Выбрать главу

Короче, 12 января 1991 года я написала Горбачёву открытое письмо. Я продиктовала его знакомым в «Огонек», безрезультатно, затем отнесла в «Комсомолку». На меня там смотрели осторожно, как на инфекционную больную, а когда я стала объяснять, вообще надерзили. Тогда я прочла свое письмо на собрании кинематографистов, пользуясь знакомством с председателем собрания знаменитым кинорежиссером Андреем Смирновым. После чего, когда я возвращалась на место, многие опустили глаза, а одна поэтесса вырвалась к трибуне и лирически невнятно, воздымая руки в перстнях, стала меня порицать. Муж-художник вышел и привычно увел ее на место.

Горбачёва интеллигенция все еще любила. Считалось, что он спал, когда танки пошли на литовцев, и подчиненные его не стали будить.

Итак, в Вильнюсе происходило начало гражданской войны. Письмо скреблось у меня на столе, не давало спать. На помощь пришел театральный режиссер, поставивший мою пьесу в Ленкоме, «Три девушки в голубом», Юра Махаев. У нас с ним в ГИТИСе была ученица из Литвы, Даля. Даля Тумулявичуте все время ночами звонила из Вильнюса Юре. Они все там стояли на площади рядом с танками. Юра взял мое письмо и продиктовал ей в Вильнюс. Письмо было сильно укорочено. В нем не было фраз типа: «И мы думали, что вы только притворялись безграмотным дураком». Письмо теперь было адресовано просто в Литву. Дорогие литовские братья. Простите нас. Фашисты из КПСС во главе с их президентом потому так держатся за вашу землю, что их скоро погонят отовсюду.

Письмо ушло. В конце января у нас приели сыр.

В феврале раздался междугородний звонок.

— Это с вами говорят из прокуратуры города Ярославля. Здравствуйте. Следователь Колодкин. Против вас по постановлению Ярославского городского совета депутатов трудящихся возбуждено уголовное дело по факту оскорбления президента Горбачёва.

— Да? А с какой стати?

— Вы написали обращение к литовскому народу?

— Я? К литовскому? Вы что! Какое? А при чем тут Ярославль?

— Это вам лучше знать. Наша газета «Северная пчела» опубликовала ваше обращение. Или вы его не писали?

— Да я должна посмотреть... Глазами... Может, вы мне прочтете?

— Хорошо.

И он прочел ту мою записку, которую я через Юру передала Дале.

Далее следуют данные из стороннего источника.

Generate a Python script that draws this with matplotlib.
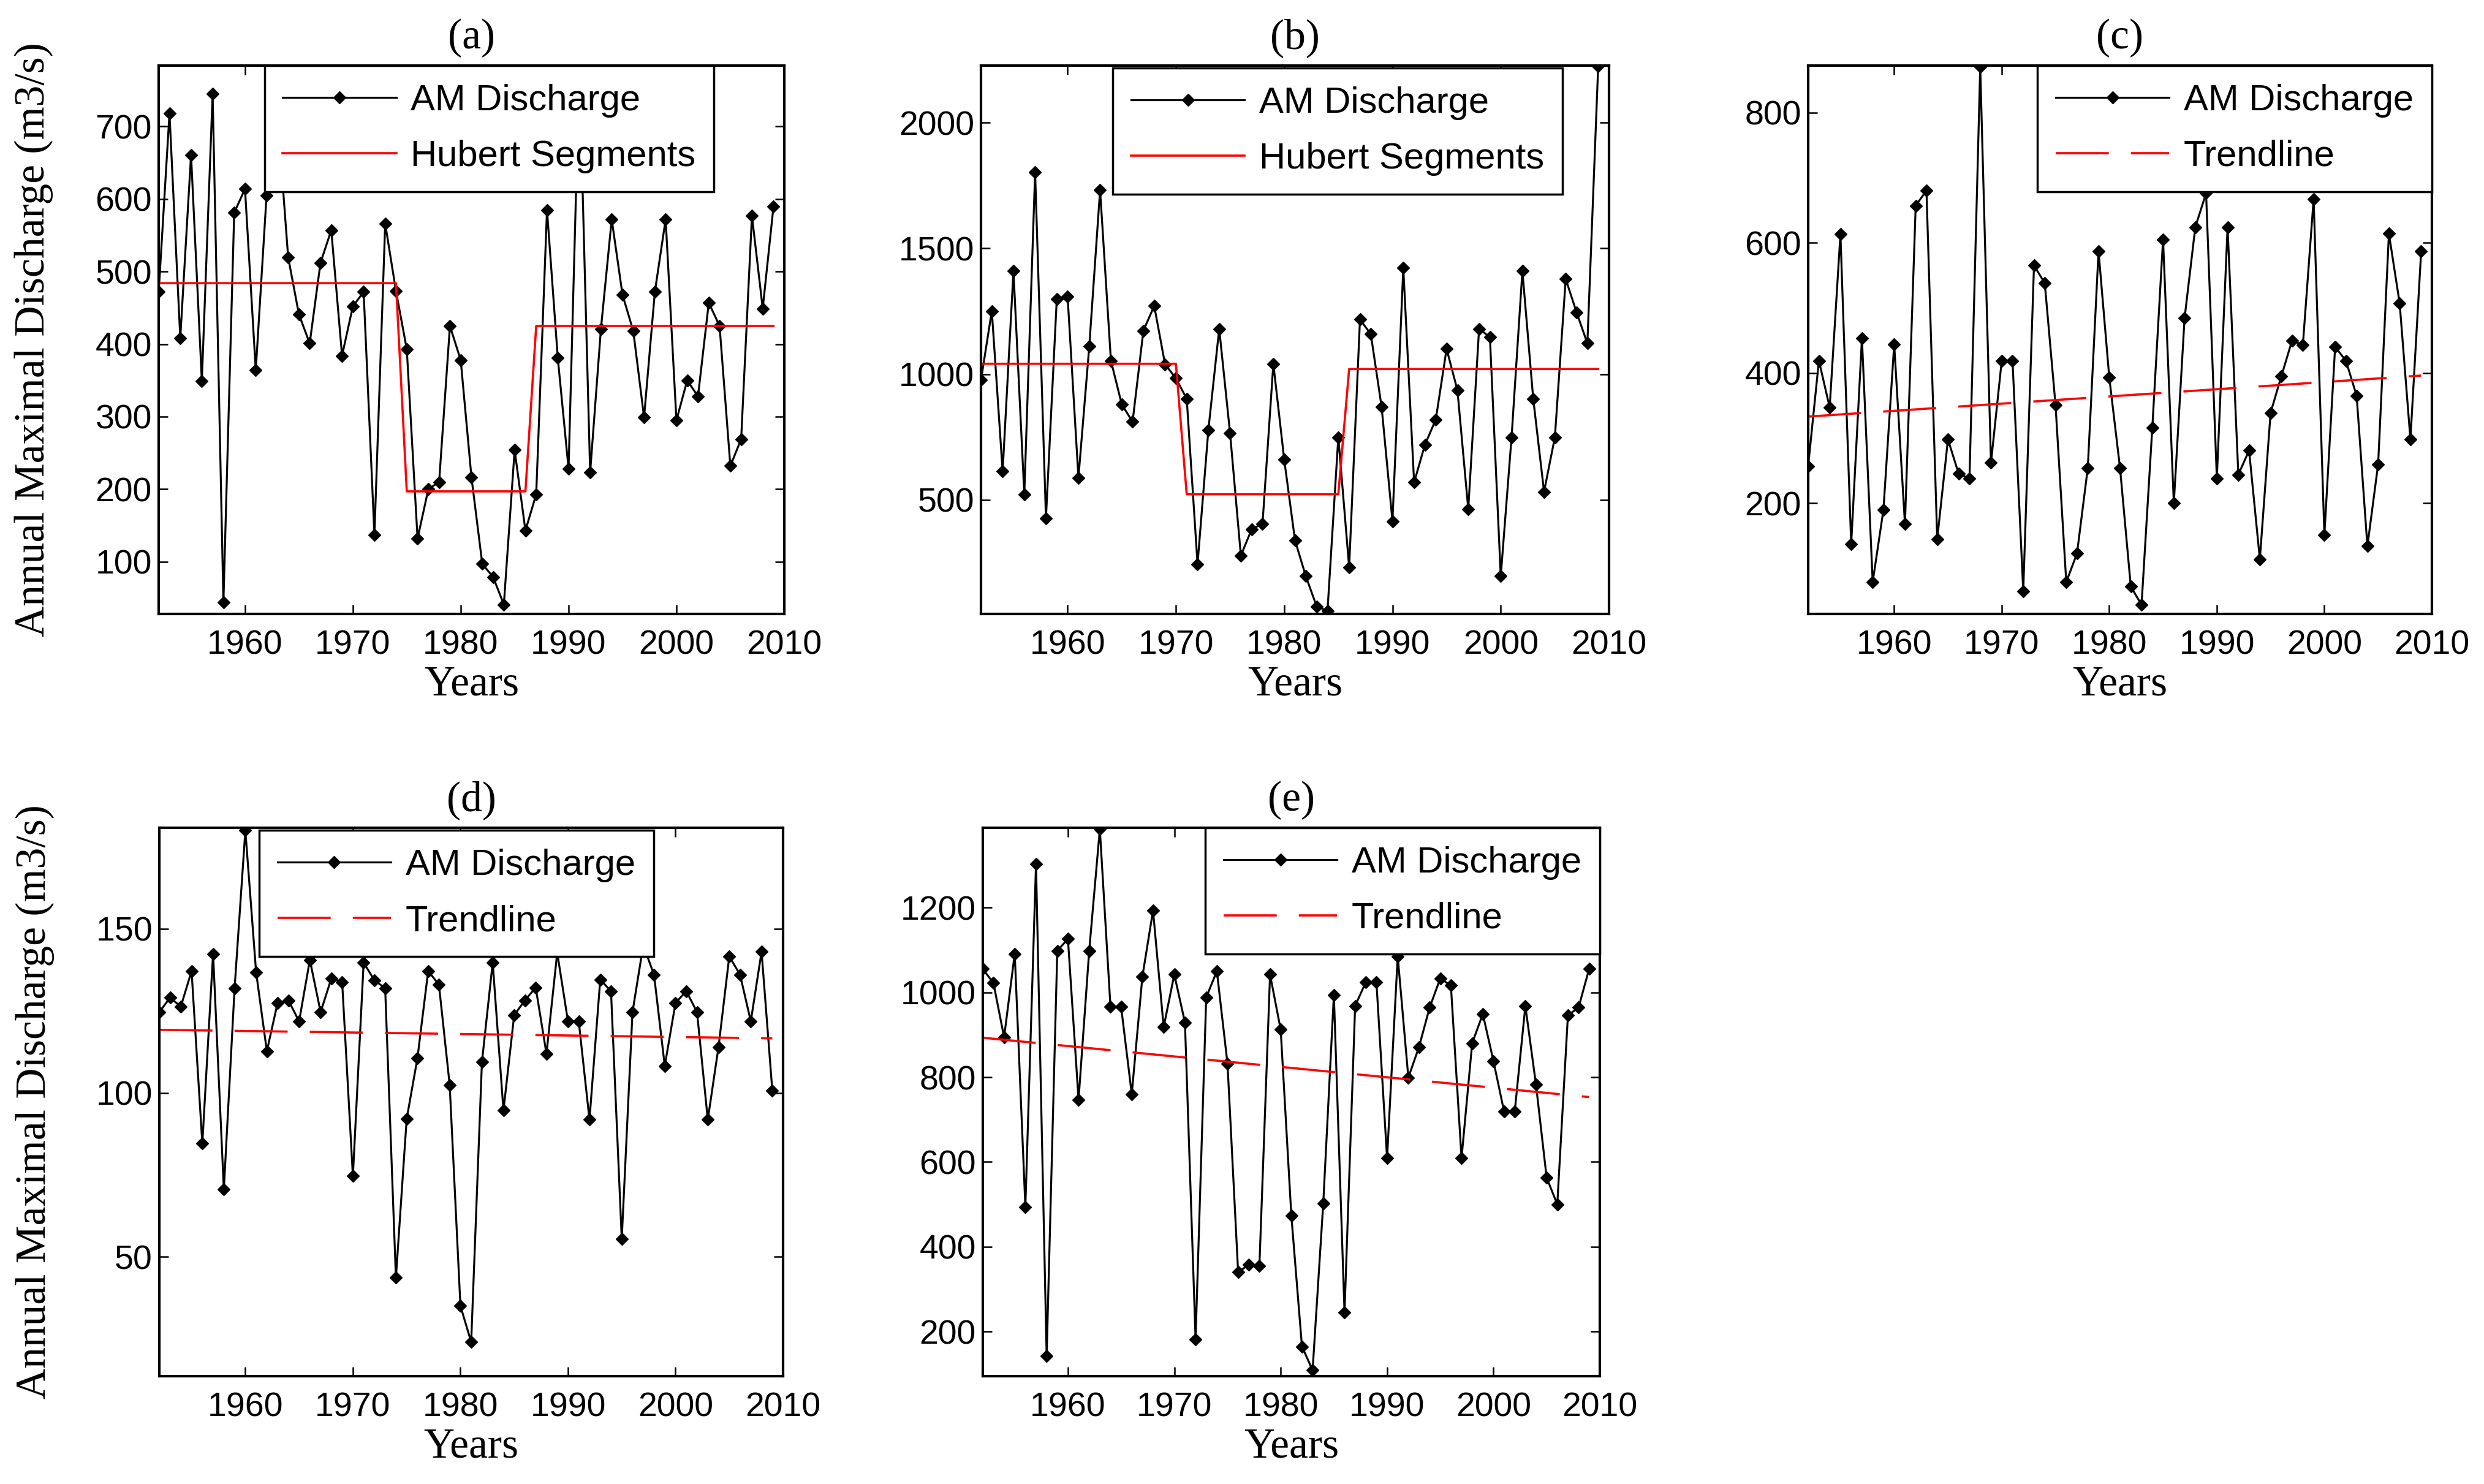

— Господи! Откуда они это взяли?

— Говорят, из литовской газеты «Согласие». «Саюдис».

— Неужели в «Согласии» опубликовали?

— Ну что, вы писали это обращение или не писали? Ваше это обращение к народу?

Мы все, читавшие тексты «Как себя вести на допросе» Альбрехта (мой муж тоже в свое время побывал под пятой КГБ), знали, что нельзя сознаваться ни в чем!

И я хитро спросила:

— А зачем вы мне звоните?

— Вам придется приехать в Ярославль и дать показания по факту оскорбления президента.

— У меня ребенок болеет. Не приеду.

— Тогда я приеду.

— А я вас не пущу. Вы не имеете права. Без ордера на обыск. Вам вообще не стыдно? Не стыдно вам так вот звонить? После всех литовских событий?

Он стал общаться со мной по телефону регулярно. Он рассказал мне, что вышел из партии, что мое дело-то у него давальческое. То есть ему его дали. Что он меня уважает и старается читать, что я пишу. Затем в его словах промелькнуло что-то, что горсовет хочет расправиться не то чтобы со мной, а с «Северной пчелой». И если я откажусь от своего авторства...

— А ведь меня собирались ставить, «Московский хор», в вашем ярославском театре, кажется, имени Федора Волкова? Они мне все время звонили.

— А вы знаете, все. Ставить не будут. И знаете, где мне дали ваш телефон? В театре как раз. Завлит...

То есть единым махом местные расправились с моим спектаклем и нацелились на газету. Им только нужно было, чтобы я сказала, что ничего такого не писала.

Меня повели к известному московскому адвокату. Он защищал диссидентов. Ему было со мной скучно. Я не хотела отказываться от своего текста, плюс еще газету закроют, и в то же время не хотела сидеть в тюрьме (от двух до пяти лет). Мне не улыбалось быть национальной героиней.